Through the passion, death, and resurrection of Jesus Christ we have, in the power of the Spirit, become new creations. And because of that we are called to be “ambassadors” of reconciliation. As new creations we have come to see that we are all one in Christ. The second important theme in this brief passage, therefore, is reconciliation, katallasso. The concept is mentioned five times in only six verses. Why do we need to be reconciled, and with whom? What have we done, or not done that has separated us from God and from one another? Is this something we are to do? Is this our task?

Reconciliation is an interesting concept. For most of us, today, we think about reconciliation in terms of the political, the legal, or economics. Business owners and union officials will engage in reconciliation talks to come to an agreement about wages. I used to have to reconcile my checkbook. Fortunately, the bank does that for me now. What does Paul mean by katallasso, reconciliation?

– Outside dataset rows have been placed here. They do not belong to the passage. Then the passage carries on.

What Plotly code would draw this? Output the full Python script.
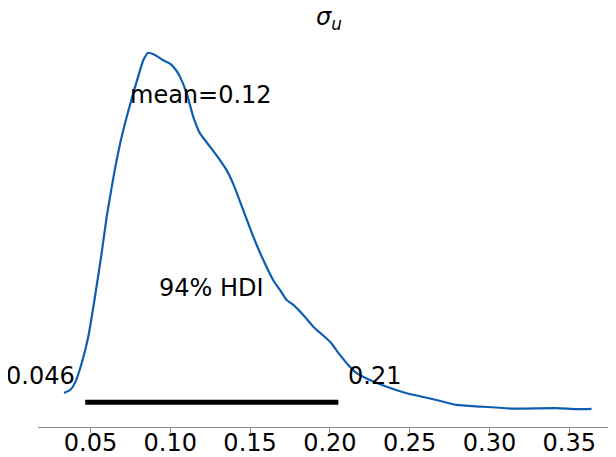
import plotly.graph_objects as go

# Posterior KDE of sigma_u
x_vals = [0.0334, 0.0372, 0.0403, 0.0445, 0.0486, 0.0528, 0.0570, 0.0602, 0.0643, 0.0685,
          0.0727, 0.0768, 0.0831, 0.0862, 0.0904, 0.0956, 0.0998, 0.1040, 0.1061, 0.1103,
          0.1144, 0.1186, 0.1249, 0.1311, 0.1353, 0.1395, 0.1457, 0.1520, 0.1583, 0.1645,
          0.1687, 0.1729, 0.1771, 0.1833, 0.1896, 0.2000, 0.2063, 0.2115, 0.2168, 0.2251,
          0.2356, 0.2481, 0.2627, 0.2711, 0.2795, 0.2940, 0.3149, 0.3421, 0.3546, 0.3640]
density = [0.51, 0.60, 0.82, 1.43, 2.24, 3.47, 4.82, 5.95, 7.13, 8.17,
           9.01, 9.73, 10.75, 10.98, 10.91, 10.75, 10.65, 10.42, 10.24, 9.73,
           9.01, 8.50, 8.09, 7.68, 7.37, 6.94, 6.14, 5.32, 4.60, 3.98,
           3.68, 3.37, 3.22, 2.91, 2.55, 2.09, 1.68, 1.37, 1.12, 0.91,
           0.70, 0.50, 0.34, 0.24, 0.14, 0.09, 0.03, 0.04, 0.01, 0.02]

hdi = [0.0467, 0.2053]
hdi_labels = ["0.046", "0.21"]
hdi_prob_label = "94% HDI"
mean_value = 0.1195
mean_label = "mean=0.12"
title_text = "<i>σ<sub>u</sub></i>"
tick_vals = [0.05, 0.10, 0.15, 0.20, 0.25, 0.30, 0.35]
tick_text = ["0.05", "0.10", "0.15", "0.20", "0.25", "0.30", "0.35"]

max_d = max(density)
min_d = min(density)
ylo = min_d - 0.05 * (max_d - min_d)
yhi = max_d + 0.05 * (max_d - min_d)

FONT = "DejaVu Sans"
FS = 24

# the page body has a default 8px margin; the figure is sized to fill the window after it
W, H = 608, 449

fig = go.Figure()
fig.add_trace(go.Scatter(x=x_vals, y=density, mode="lines",
                         line=dict(color="#0f5db0", width=2.2, shape="spline", smoothing=0.5),
                         hoverinfo="skip", showlegend=False))
fig.add_trace(go.Scatter(x=hdi, y=[max_d * 0.02, max_d * 0.02], mode="lines",
                         line=dict(color="black", width=5), hoverinfo="skip", showlegend=False))

ann_font = dict(family=FONT, size=FS, color="black")
fig.add_annotation(x=hdi[0], y=max_d * 0.07, text=hdi_labels[0], showarrow=False,
                   xanchor="right", yanchor="bottom", xshift=-8, yshift=-7, font=ann_font)
fig.add_annotation(x=hdi[1], y=max_d * 0.07, text=hdi_labels[1], showarrow=False,
                   xanchor="left", yanchor="bottom", xshift=8, yshift=-7, font=ann_font)
fig.add_annotation(x=(hdi[0] + hdi[1]) / 2, y=max_d * 0.3, text=hdi_prob_label, showarrow=False,
                   xanchor="center", yanchor="bottom", yshift=-1, font=ann_font)
fig.add_annotation(x=mean_value, y=yhi * 0.8, text=mean_label, showarrow=False,
                   xanchor="center", yanchor="bottom", yshift=-1, font=ann_font)

fig.update_layout(
    width=W, height=H,
    margin=dict(l=30, r=0, t=27, b=30, autoexpand=False),
    plot_bgcolor="white", paper_bgcolor="white",
    title=dict(text=title_text, x=321 / W, xanchor="center", y=1 - 9 / H, yanchor="middle",
               yref="container", font=dict(family=FONT, size=FS, color="black")),
    xaxis=dict(range=[0.0171, 0.3793], tickvals=tick_vals, ticktext=tick_text,
               automargin=False,
               showgrid=False, zeroline=False, showline=True, linecolor="#8c8c8c", linewidth=1,
               ticks="outside", ticklen=5, tickcolor="#8c8c8c", tickwidth=1,
               ticklabelstandoff=-11,
               tickfont=dict(family=FONT, size=24, color="black")),
    yaxis=dict(range=[ylo, yhi], visible=False, showgrid=False, zeroline=False),
)

fig.write_html("out.html")
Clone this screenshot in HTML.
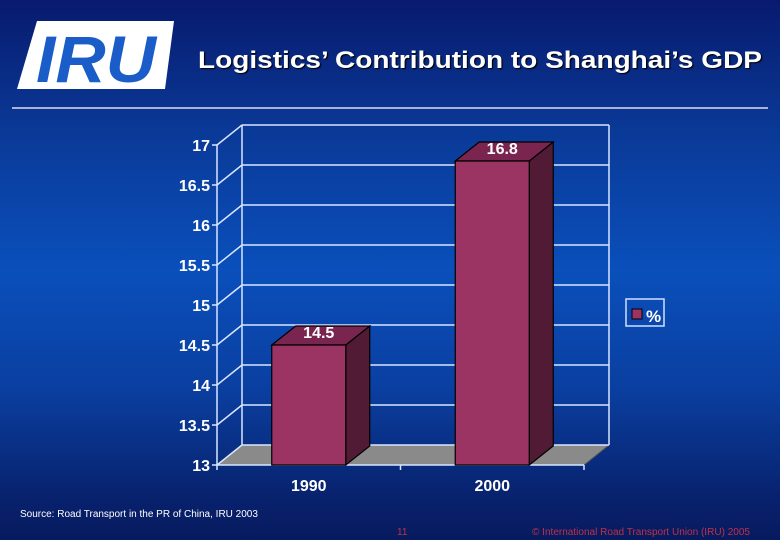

For Paul, in a way, just like my checkbook, reconciliation is about putting things in right order. It is about restoring balance. It is about bringing together those things that have been separated. In his letter to the church in Ephesus, Paul focuses on how God is bringing together the children of Israel and Gentiles. He uses the images of breaking down walls that have separated the two (Ephesians 2:14). Through God’s love and grace, those who are separated by distance, those who were far off, are now “brought near”. But what is important is that this is God’s doing, not ours, “in Christ God was reconciling the world” (2 Corinthians 5:19). 

May we, as new creations, accept this gift of grace that God has given us. And as we draw near to Holy Week, may we as new creations, explore what walls God is seeking to demolish today? Who are the strangers and aliens to whom God would have us reconcile and draw near (Ephesians 2:19)?